# [Directions for this task]
Give back, exactly as written, the lines from the beginning of the listing through the one that contains "0.444, 0.324, 0.274]".
────────────────────
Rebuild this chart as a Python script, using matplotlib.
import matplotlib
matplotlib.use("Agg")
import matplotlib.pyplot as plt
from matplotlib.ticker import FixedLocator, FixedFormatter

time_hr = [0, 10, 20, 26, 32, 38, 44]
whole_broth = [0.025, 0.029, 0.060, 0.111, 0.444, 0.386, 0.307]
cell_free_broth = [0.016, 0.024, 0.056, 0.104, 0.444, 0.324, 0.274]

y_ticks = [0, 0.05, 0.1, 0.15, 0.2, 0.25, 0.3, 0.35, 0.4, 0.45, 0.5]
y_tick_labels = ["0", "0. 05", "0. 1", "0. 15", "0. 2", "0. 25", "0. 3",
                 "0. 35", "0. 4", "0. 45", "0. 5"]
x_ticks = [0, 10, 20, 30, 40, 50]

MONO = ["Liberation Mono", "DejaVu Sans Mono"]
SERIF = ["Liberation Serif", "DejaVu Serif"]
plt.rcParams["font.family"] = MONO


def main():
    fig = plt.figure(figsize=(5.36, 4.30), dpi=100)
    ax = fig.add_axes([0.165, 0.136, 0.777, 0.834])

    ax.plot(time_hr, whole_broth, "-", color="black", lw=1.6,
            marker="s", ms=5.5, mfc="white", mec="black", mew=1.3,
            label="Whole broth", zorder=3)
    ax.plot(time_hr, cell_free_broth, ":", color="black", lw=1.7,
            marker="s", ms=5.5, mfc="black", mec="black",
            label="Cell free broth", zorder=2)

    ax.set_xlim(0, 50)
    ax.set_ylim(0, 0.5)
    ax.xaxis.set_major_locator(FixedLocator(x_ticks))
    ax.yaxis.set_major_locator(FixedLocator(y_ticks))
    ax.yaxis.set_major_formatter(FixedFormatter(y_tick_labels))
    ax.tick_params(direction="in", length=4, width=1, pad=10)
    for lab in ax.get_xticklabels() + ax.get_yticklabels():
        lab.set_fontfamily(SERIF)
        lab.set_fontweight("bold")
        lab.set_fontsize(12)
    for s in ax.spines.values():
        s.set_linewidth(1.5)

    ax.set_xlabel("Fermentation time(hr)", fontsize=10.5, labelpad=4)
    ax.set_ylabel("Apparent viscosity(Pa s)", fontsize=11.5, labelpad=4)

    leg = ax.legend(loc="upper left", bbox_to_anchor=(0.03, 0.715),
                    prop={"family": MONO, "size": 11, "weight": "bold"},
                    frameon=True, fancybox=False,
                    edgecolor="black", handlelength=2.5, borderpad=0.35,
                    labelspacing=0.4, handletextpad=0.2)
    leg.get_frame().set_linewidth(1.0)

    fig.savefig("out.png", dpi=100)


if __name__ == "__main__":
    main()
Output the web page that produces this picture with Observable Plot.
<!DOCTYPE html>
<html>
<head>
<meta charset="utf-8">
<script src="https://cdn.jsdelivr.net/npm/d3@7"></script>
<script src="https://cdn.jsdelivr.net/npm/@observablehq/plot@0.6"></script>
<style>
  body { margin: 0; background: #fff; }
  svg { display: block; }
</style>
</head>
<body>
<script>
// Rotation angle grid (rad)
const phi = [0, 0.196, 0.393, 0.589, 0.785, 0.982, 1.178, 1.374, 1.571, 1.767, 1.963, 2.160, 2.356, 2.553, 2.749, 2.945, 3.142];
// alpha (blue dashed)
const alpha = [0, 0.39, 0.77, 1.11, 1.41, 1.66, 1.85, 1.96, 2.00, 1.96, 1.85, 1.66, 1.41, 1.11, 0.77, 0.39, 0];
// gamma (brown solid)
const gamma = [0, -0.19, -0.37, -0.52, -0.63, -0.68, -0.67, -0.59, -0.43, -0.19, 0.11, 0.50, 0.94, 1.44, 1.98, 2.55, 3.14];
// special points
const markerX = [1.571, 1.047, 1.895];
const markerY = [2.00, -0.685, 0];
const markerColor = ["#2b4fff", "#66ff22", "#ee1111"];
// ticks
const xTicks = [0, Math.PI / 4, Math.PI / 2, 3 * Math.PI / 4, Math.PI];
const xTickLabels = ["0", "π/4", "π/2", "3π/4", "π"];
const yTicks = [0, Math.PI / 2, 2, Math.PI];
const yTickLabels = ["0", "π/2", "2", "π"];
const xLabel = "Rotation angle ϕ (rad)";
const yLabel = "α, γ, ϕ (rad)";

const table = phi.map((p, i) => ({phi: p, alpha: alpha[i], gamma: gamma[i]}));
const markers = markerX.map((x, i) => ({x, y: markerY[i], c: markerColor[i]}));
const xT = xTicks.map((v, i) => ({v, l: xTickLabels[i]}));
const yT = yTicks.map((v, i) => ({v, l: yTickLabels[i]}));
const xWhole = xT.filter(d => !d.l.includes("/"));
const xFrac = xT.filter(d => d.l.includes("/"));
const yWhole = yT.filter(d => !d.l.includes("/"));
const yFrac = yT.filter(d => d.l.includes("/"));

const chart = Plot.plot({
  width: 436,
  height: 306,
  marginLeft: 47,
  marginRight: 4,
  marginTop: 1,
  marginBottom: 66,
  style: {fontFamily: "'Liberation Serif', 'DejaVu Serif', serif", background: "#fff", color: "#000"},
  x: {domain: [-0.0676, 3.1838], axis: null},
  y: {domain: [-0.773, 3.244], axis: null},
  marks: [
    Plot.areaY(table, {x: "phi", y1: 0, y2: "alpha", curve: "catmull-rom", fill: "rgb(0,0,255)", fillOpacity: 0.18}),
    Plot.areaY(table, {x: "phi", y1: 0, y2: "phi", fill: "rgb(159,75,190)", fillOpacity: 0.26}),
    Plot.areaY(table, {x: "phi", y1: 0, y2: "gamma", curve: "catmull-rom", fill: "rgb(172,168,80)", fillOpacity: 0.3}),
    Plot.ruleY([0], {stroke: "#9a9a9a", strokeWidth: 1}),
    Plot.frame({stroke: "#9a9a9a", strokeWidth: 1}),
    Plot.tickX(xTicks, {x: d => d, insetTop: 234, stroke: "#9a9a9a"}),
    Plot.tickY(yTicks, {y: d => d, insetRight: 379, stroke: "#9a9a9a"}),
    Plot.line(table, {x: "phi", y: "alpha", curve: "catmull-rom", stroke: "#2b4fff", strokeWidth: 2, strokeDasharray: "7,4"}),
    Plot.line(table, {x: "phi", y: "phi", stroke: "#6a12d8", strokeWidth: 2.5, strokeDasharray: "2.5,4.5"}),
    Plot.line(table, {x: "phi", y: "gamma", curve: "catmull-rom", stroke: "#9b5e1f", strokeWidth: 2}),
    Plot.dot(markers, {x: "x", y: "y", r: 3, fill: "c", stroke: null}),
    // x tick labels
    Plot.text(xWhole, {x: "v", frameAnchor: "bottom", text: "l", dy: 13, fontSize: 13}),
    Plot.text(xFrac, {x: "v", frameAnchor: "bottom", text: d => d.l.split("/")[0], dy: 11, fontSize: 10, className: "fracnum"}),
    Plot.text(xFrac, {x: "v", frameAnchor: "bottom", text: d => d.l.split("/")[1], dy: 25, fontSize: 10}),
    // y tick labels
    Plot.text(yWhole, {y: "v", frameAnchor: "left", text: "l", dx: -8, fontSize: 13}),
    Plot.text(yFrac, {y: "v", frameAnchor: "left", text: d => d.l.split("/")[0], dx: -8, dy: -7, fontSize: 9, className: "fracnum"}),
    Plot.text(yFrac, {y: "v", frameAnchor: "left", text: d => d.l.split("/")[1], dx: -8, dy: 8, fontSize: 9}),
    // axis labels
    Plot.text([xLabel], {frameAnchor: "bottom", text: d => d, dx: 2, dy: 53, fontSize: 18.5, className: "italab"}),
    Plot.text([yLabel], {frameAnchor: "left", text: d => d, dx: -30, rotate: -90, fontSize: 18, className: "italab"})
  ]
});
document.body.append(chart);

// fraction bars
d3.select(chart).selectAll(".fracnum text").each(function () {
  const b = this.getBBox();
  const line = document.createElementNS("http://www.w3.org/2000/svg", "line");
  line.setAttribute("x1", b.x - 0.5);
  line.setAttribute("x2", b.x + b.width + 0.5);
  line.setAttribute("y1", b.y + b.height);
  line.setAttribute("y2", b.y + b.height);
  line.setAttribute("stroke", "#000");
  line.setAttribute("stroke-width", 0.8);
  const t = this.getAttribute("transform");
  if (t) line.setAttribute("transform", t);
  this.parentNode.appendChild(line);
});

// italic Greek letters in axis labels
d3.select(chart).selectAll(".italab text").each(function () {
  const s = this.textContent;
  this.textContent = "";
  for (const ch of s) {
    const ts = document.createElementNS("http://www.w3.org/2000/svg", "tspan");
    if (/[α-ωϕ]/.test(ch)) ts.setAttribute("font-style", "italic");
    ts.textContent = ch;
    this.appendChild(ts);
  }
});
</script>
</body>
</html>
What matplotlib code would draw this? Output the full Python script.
────────────────────
# [Exercise response]
Rebuild this chart as a Python script, using matplotlib.
import matplotlib
matplotlib.use("Agg")
import matplotlib.pyplot as plt
from matplotlib.ticker import FixedLocator, FixedFormatter

time_hr = [0, 10, 20, 26, 32, 38, 44]
whole_broth = [0.025, 0.029, 0.060, 0.111, 0.444, 0.386, 0.307]
cell_free_broth = [0.016, 0.024, 0.056, 0.104, 0.444, 0.324, 0.274]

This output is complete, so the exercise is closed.